## BEGIN Source material

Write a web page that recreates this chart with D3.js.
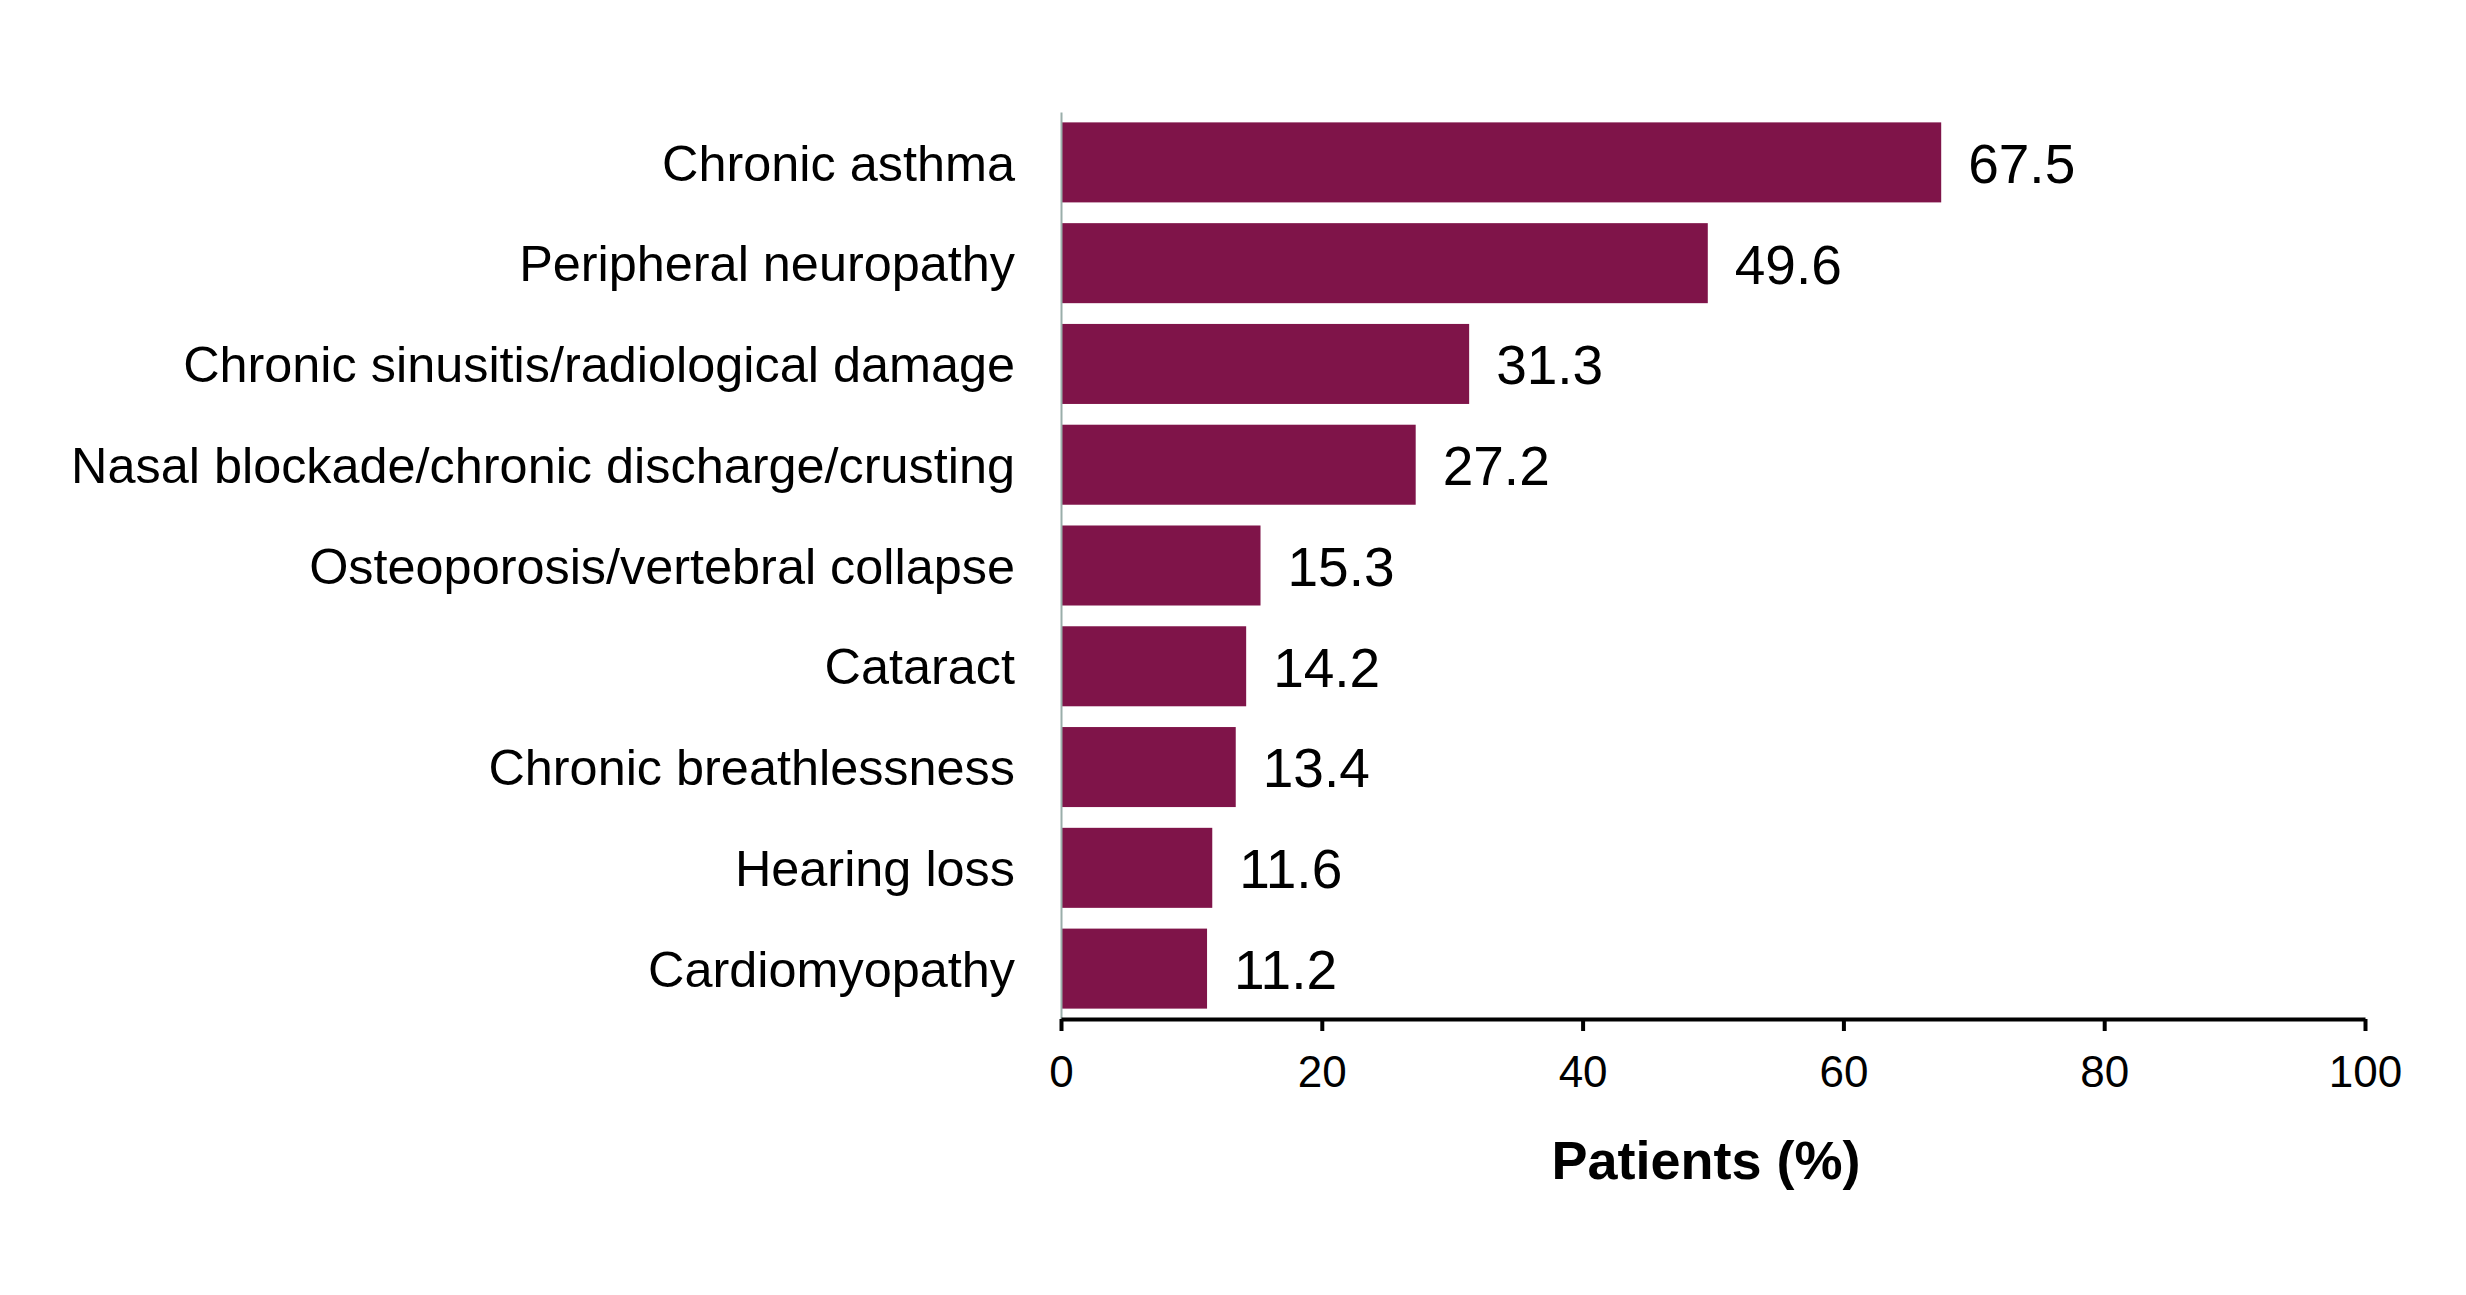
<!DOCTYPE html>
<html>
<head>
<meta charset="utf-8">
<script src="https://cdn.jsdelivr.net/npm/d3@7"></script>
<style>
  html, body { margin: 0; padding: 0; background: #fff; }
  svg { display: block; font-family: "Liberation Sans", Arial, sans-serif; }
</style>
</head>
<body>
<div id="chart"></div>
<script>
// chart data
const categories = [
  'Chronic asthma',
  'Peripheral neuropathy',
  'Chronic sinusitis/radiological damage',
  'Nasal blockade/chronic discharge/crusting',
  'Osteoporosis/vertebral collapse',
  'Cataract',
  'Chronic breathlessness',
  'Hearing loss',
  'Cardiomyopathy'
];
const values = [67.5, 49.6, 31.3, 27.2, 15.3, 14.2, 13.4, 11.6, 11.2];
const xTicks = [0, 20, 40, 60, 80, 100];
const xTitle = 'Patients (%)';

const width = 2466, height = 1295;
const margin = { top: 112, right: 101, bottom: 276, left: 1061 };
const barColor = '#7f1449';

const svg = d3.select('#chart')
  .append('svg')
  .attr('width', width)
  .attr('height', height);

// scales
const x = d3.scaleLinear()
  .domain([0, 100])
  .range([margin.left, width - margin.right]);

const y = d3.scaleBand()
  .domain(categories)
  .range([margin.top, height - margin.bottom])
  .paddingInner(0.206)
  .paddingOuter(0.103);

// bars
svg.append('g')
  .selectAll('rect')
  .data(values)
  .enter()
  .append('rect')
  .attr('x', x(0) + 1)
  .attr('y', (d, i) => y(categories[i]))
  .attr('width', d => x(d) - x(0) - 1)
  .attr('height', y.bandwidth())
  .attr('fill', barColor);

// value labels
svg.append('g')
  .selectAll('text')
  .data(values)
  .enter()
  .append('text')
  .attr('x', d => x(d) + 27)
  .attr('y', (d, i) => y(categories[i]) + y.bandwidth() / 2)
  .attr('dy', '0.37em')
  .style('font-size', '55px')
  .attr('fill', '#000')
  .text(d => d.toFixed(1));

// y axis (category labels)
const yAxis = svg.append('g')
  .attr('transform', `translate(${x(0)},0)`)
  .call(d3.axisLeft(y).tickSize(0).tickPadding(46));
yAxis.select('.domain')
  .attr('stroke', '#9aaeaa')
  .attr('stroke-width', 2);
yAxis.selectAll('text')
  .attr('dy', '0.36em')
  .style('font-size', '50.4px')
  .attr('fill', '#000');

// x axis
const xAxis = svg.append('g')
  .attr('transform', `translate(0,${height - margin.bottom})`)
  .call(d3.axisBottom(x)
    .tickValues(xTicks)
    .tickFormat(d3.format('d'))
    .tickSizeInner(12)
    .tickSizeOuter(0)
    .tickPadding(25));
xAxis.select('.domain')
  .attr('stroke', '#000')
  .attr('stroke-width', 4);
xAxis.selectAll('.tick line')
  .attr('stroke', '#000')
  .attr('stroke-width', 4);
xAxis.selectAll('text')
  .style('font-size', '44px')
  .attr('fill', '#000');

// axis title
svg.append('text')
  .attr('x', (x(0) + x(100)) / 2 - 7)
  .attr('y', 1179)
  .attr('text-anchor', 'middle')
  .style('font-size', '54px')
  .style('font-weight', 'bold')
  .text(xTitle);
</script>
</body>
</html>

## END Source material

:: Goal of the exercise ::
Repeat the material above in full and exactly, omitting the pictures.

:: Correct response ::
Write a web page that recreates this chart with D3.js.
<!DOCTYPE html>
<html>
<head>
<meta charset="utf-8">
<script src="https://cdn.jsdelivr.net/npm/d3@7"></script>
<style>
  html, body { margin: 0; padding: 0; background: #fff; }
  svg { display: block; font-family: "Liberation Sans", Arial, sans-serif; }
</style>
</head>
<body>
<div id="chart"></div>
<script>
// chart data
const categories = [
  'Chronic asthma',
  'Peripheral neuropathy',
  'Chronic sinusitis/radiological damage',
  'Nasal blockade/chronic discharge/crusting',
  'Osteoporosis/vertebral collapse',
  'Cataract',
  'Chronic breathlessness',
  'Hearing loss',
  'Cardiomyopathy'
];
const values = [67.5, 49.6, 31.3, 27.2, 15.3, 14.2, 13.4, 11.6, 11.2];
const xTicks = [0, 20, 40, 60, 80, 100];
const xTitle = 'Patients (%)';

const width = 2466, height = 1295;
const margin = { top: 112, right: 101, bottom: 276, left: 1061 };
const barColor = '#7f1449';

const svg = d3.select('#chart')
  .append('svg')
  .attr('width', width)
  .attr('height', height);

// scales
const x = d3.scaleLinear()
  .domain([0, 100])
  .range([margin.left, width - margin.right]);

const y = d3.scaleBand()
  .domain(categories)
  .range([margin.top, height - margin.bottom])
  .paddingInner(0.206)
  .paddingOuter(0.103);

// bars
svg.append('g')
  .selectAll('rect')
  .data(values)
  .enter()
  .append('rect')
  .attr('x', x(0) + 1)
  .attr('y', (d, i) => y(categories[i]))
  .attr('width', d => x(d) - x(0) - 1)
  .attr('height', y.bandwidth())
  .attr('fill', barColor);

// value labels
svg.append('g')
  .selectAll('text')
  .data(values)
  .enter()
  .append('text')
  .attr('x', d => x(d) + 27)
  .attr('y', (d, i) => y(categories[i]) + y.bandwidth() / 2)
  .attr('dy', '0.37em')
  .style('font-size', '55px')
  .attr('fill', '#000')
  .text(d => d.toFixed(1));

// y axis (category labels)
const yAxis = svg.append('g')
  .attr('transform', `translate(${x(0)},0)`)
  .call(d3.axisLeft(y).tickSize(0).tickPadding(46));
yAxis.select('.domain')
  .attr('stroke', '#9aaeaa')
  .attr('stroke-width', 2);
yAxis.selectAll('text')
  .attr('dy', '0.36em')
  .style('font-size', '50.4px')
  .attr('fill', '#000');

// x axis
const xAxis = svg.append('g')
  .attr('transform', `translate(0,${height - margin.bottom})`)
  .call(d3.axisBottom(x)
    .tickValues(xTicks)
    .tickFormat(d3.format('d'))
    .tickSizeInner(12)
    .tickSizeOuter(0)
    .tickPadding(25));
xAxis.select('.domain')
  .attr('stroke', '#000')
  .attr('stroke-width', 4);
xAxis.selectAll('.tick line')
  .attr('stroke', '#000')
  .attr('stroke-width', 4);
xAxis.selectAll('text')
  .style('font-size', '44px')
  .attr('fill', '#000');

// axis title
svg.append('text')
  .attr('x', (x(0) + x(100)) / 2 - 7)
  .attr('y', 1179)
  .attr('text-anchor', 'middle')
  .style('font-size', '54px')
  .style('font-weight', 'bold')
  .text(xTitle);
</script>
</body>
</html>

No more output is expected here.